A critical factor in achieving strong race results is qualifying performance. Before every race, a qualifying session is held during which each driver completes one to two timed qualifying laps, though most drivers only attempt one. The driver first leaves the pit to complete a warm up lap and increase their speed (not recorded as an official qualifying lap time) and then their first qualifying lap begins as soon as they cross the start-finish line. The faster of the driver’s two laps is treated as their benchmark qualifying lap. Driver’s are then ranked from fastest to slowest according to this lap time, with the highest ranked drivers starting at the front for the race. A higher starting position provides a strategic advantage, reducing the likelihood of mid-pack incidents and allowing drivers to dictate race pace. Prior studies have demonstrated a strong correlation between qualifying position and final race results, indicating that a good qualifying position is a strong predictor of a great race result. 4 While race-day outcomes are influenced by fuel strategy, tire wear, and in-race decision-making, qualifying occurs in a controlled setting where all cars operate under standardized conditions. More specifically, all cars begin their qualifying lap under the same conditions (aside from car setup), even if these conditions might change over the course of the lap itself. This makes qualifying an ideal setting for isolating the impact of driver skill and vehicle setup. Additionally, motorsports present inherent crash risks, and understanding driving patterns during qualifying may provide insights into risk mitigation strategies. 5 Despite these advantages, systematic data-driven analyses of NASCAR qualifying performance remain limited.
The field of motorsports analytics has expanded considerably over time, with research addressing economic factors, race strategy, and predictive modeling. Studies on driver attributes have examined the effects of consistency, momentum, and status on race performance, though findings remain mixed.6,7 Advances in telemetry and communications data have supported race strategy optimization, 8 while predictive modeling has highlighted key determinants of race performance, including starting position and driver experience. 9 Additionally, strong correlations have been reported between qualifying position and final race results, 4 and the role of outcome uncertainty in NASCAR viewership has been examined. 10 While statistical analyses have helped explain performance trends, there is also a cultural aspect to NASCAR that influences team and driver decisions. Fan engagement, for example, is deeply tied to race performance, qualifying success, and perceived driver skill, 11 further underscoring the importance of understanding qualifying strategies.
Prior research on driver learning and feedback mechanisms has focused primarily on other motorsports, such as Formula Renault and motorcycle racing, demonstrating the benefits of multidisciplinary training and real-time feedback in improving driver performance.12,13 Machine learning techniques have been used to classify driving behaviors based on telemetry data,14–16 but little work has examined how specific driving strategies influence NASCAR qualifying outcomes. This gap underscores the need for a systematic approach to profiling qualifying performance.

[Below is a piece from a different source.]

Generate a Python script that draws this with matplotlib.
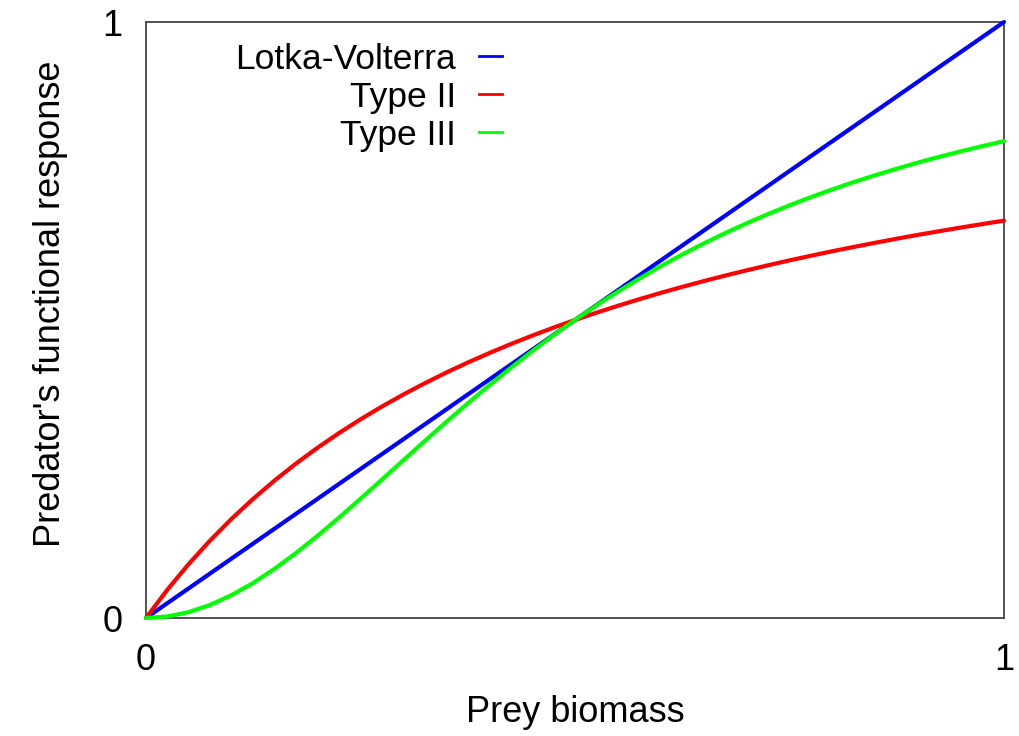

In this study, we address this gap by applying functional data analysis (FDA) to NASCAR qualifying laps. By representing driver qualifying laps as functional data, we analyze how key driving features vary throughout the lap. To manage the high-dimensional nature of telemetry data, we employ functional principal component analysis (FPCA) to extract a small set of representative driving features. We then use hierarchical clustering to group drivers with similar qualifying behaviors, enabling the characterization of distinct driving styles. Our approach provides insights into the driving strategies associated with successful qualifying performance and identifies potential areas for improvement among underperforming drivers. This study contributes to the growing field of motorsports analytics by introducing a systematic, data-driven framework for evaluating NASCAR qualifying performance, offering actionable insights for teams seeking to refine driver strategies and enhance competitive performance.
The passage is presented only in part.